Agent Side Grinder released a really strong record earlier this year—Alkimia, their fifth album, marks a change in the band’s musical direction. Starting off as an experimental outfit with their self-titled debut album in 2008, the band made some shy, yet undeniable steps towards a more accessible, sometimes even catchy and pop driven sound with 2012’s Hardware – and their pop drive was even more clear after the release of Alkimia, with This Is Us as a first single. I do not think that it’s only me who was slightly bewildered by the band’s new style – a band that created bulky EBM-like tracks like Look Within or off kilter synth tracks like Mag 7 now prefers chord shifts to frequency shifts? Apparently a good idea after all, though as Alkimia needed to grow on me, displaying all it’s shining glory on a later date. It is quite rare that I say that I was completely mistaken about an album in the first place, but the shift from “What the fuck?” to “Fuck, that’s amazing” within a few spins can definitely happen. So I was looking forward to the band’s show at Urban Spree on October 16, once again, presented by DEATH # DISCO, who brought the five-piece to Berlin on various occasions before.

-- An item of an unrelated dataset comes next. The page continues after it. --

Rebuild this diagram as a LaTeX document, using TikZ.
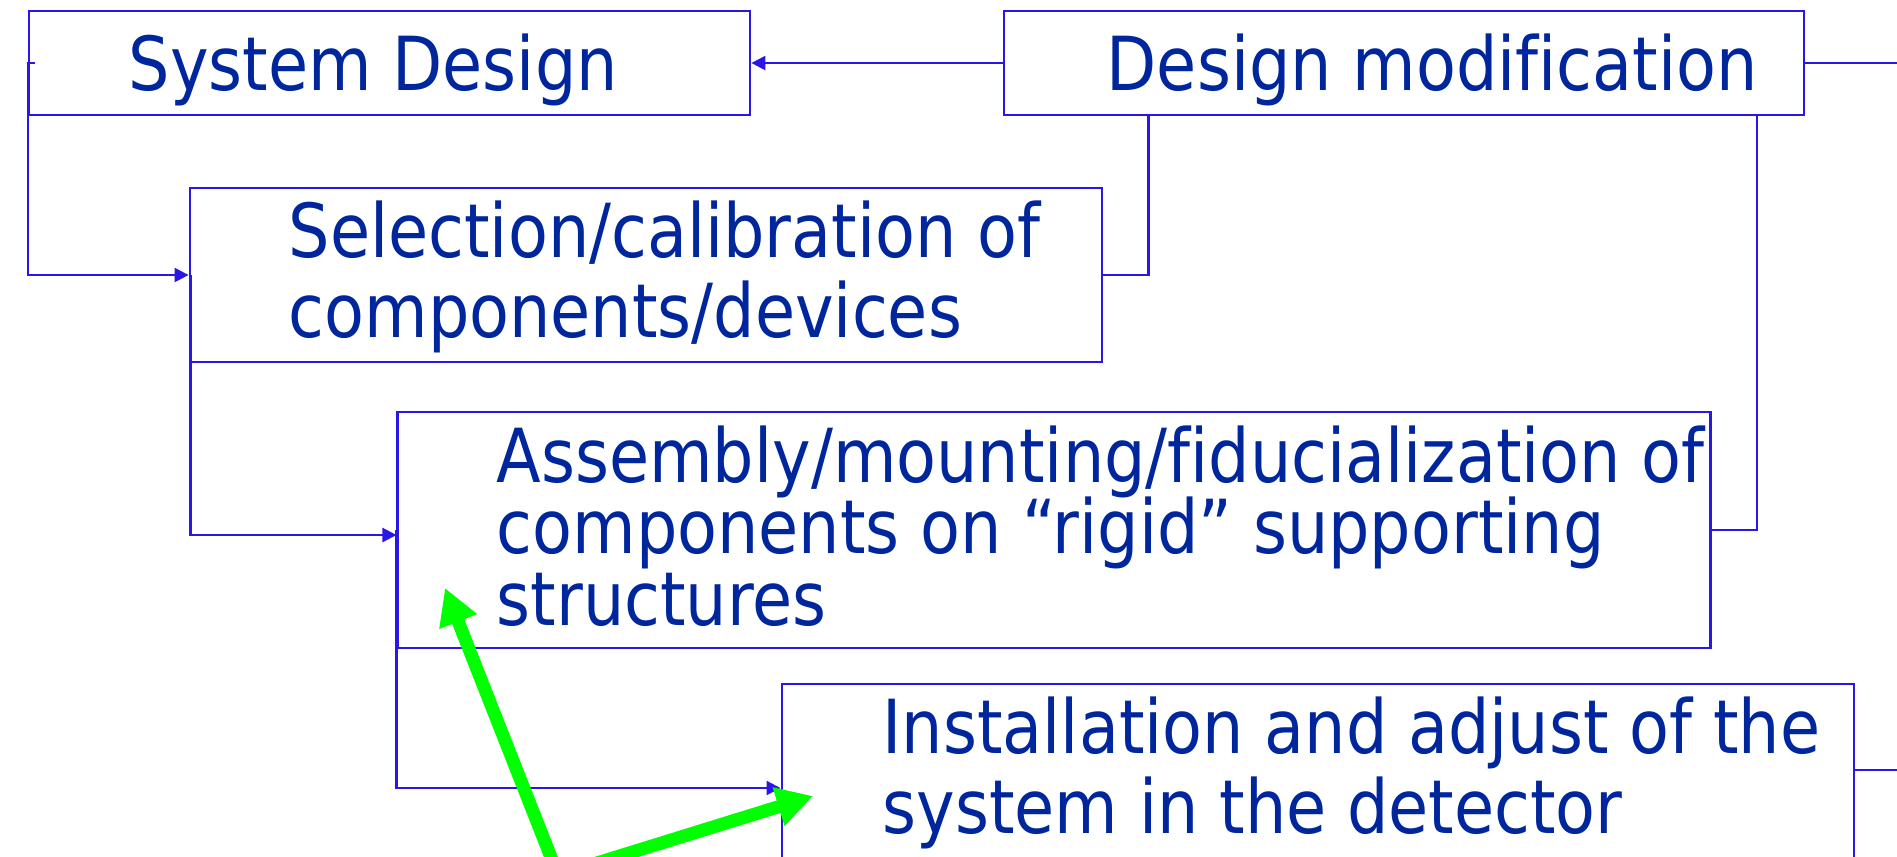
\documentclass[tikz,border=0pt]{standalone}
\usepackage{fontspec}
\setmainfont{DejaVu Sans}[FakeStretch=0.875, Ligatures=NoCommon]
\usetikzlibrary{arrows.meta,calc}
\definecolor{traitbleu}{RGB}{43,22,232}
\definecolor{textebleu}{RGB}{0,38,158}
\definecolor{vertvif}{RGB}{0,255,0}
\begin{document}
\begin{tikzpicture}[x=0.01cm, y=-0.01cm]
\tikzset{boite/.style={draw=traitbleu, line width=0.65pt, rectangle, inner sep=0pt},
  texte/.style={anchor=base west, inner sep=0pt, text=textebleu, font=\fontsize{21.2}{24}\selectfont},
  lien/.style={draw=traitbleu, line width=0.65pt},
  fleche/.style={-{Triangle[length=0.14cm, width=0.14cm]}},
  indic/.style={draw=vertvif, line width=0.13cm, -{Triangle[length=0.36cm, width=0.38cm]}}}
\useasboundingbox (0,0) rectangle (1897,856);
\clip (0,0) rectangle (1897,856);
\node[boite, minimum width=7.21cm, minimum height=1.04cm] (SD) at (389.5,63) {};
\node[boite, minimum width=8cm, minimum height=1.04cm] (DM) at (1404,63) {};
\node[boite, minimum width=9.12cm, minimum height=1.74cm] (Sel) at (646,275) {};
\node[boite, minimum width=13.12cm, minimum height=2.36cm] (Asm) at (1054,530) {};
\node[boite, minimum width=10.72cm, minimum height=2.08cm] (Inst) at (1318,788) {};
\node[texte] (SDt) at (128,90) {System Design};
\node[texte] (DMt) at (1106,90) {Design modification};
\node[texte] (Selt1) at (288,257) {Selection/calibration of};
\node[texte] (Selt2) at (288,337) {components/devices};
\node[texte] (Asmt1) at (496,482) {Assembly/mounting/fiducialization of};
\node[texte] (Asmt2) at (496,553) {components on “rigid” supporting};
\node[texte] (Asmt3) at (496,625) {structures};
\node[texte] (Instt1) at (882,753) {Installation and adjust of the};
\node[texte] (Instt2) at (882,833) {system in the detector};
\coordinate (DMout) at (1897,63);
\coordinate (Instout) at (1897,770);
\coordinate (src) at (558,875);
\coordinate (AsmTip) at (445,588);
\coordinate (InstTip) at (813,796);
\draw[lien, fleche] (DM.west) -- (SD.east);
\draw[lien] (DM.east) -- (DMout);
\draw[lien, fleche] ($(SD.west)+(7,0)$) -- (SD.west) |- (Sel.west);
\draw[lien, fleche] ($(Sel.west)+(2,0)$) |- ($(Asm.west)+(0,5)$);
\draw[lien, fleche] (Asm.west) |- (Inst.west);
\draw[lien] ($(DM.south west)+(146,0)$) |- (Sel.east);
\draw[lien] ($(DM.south west)+(754,0)$) |- (Asm.east);
\draw[lien] ($(Inst.east)+(0,-18)$) -- (Instout);
\draw[indic] (src) -- (AsmTip);
\draw[indic] (src) -- (InstTip);
\end{tikzpicture}
\end{document}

But before Agent Side Grinder started, a band that I was already fond of opened the night—the Italian Darkwavers Ash Code started the night with melancholic, onward driving songs heavily influenced by 80s Electro Wave, notably Clan of Xymox on their creative peak, or The Frozen Autumn. Yet, they do not just rely on the effects synth pads can have on human emotions (hint – it’s bleak), but give away some punchiness that makes them a very pleasant live band – Tracks like Dry Your Eyes, that can easily be considered their breakthrough hit, Crucified, Waves With No Shores or Unneccesary Songs are party fodder, while Void or Oblivion contrast the BPM driven body hammers with calm, melancholic counterparts – A set that’s been excellently rounded up by a cover of The Sound’s anthem I Can’t Escape Myself, a song I considered as uncoverable before seeing Ash Code live. Nearly exactly one year after the release of their excellent debut album Oblivion, the band, certainly well deserved, gathered new fans that wait with me for a certainly excellent second album.
But despite Ash Code’s undeniable qualities as a live act – Agent Side Grinder easily were the cherry on the cake of an excellent night. As mentioned previously, Alkimia wasn’t really my favourite album of ASG before giving it a few more spins. But this album is like a long-lasting relationship – knowing each other for a long time before actually getting to something serious. And despite being a fan of their experimental efforts I could not really resist the glory of tracks like Giants Fall, This Is Us or New Dance for long. Bridging the gap between a distinctly 80s influenced sound, some Post Punk weirdness and a modern production, the band transmutes those, admittedly, dated but well beloved influences into something that does not sound dated at all – making Agent Side Grinder a standout act among a pack of Swedish acts that gained some attention in this decade. Principe Valiente, The Exploding Boy or The Mary Onettes, to name three of them, are amazing bands, for sure, but Agent Side Grinder’s very unique and modern approach on 80s sound makes them the best of the pack.
Another thing that differs them from many other live bands is the crooner quality of singer Kristoffer Grip. You rarely see some elderly goths follow instructions that usually are more common at big arena gigs (“Raise your hands for Agent Side Grinder!”), but having an audience under control like this is an amazing quality that is way too rare in the underground scenes, and for sure, that is something that will make the Swedish five-piece cross the border from an underground act to something that can actually grow into something that fills big venues. The band certainly deserved it after playing small clubs throughout their career; they already have a big back catalogue of tracks that are, to the very least, underground club smashers (Stranger Stranger, Life In Advance, Wolf Hour, basically the whole Alkimia album…) and they managed to leave me unsatisfied after a more than one hour long gig, with a very special guest with whom they started the encores – Pure Ground‘s Greh Holger entered the stage to perform the result of a collaboration between Agent Side Grinder and Dirk Ivens of Absolute Body Control, Dive and The Klinik – Go (Bring It) Back, mashing up Bring It Back and The Klinik’s Go Back. In case you missed out on that, shame on you, my friends. Shame on you, you likely missed one of the best gigs this year.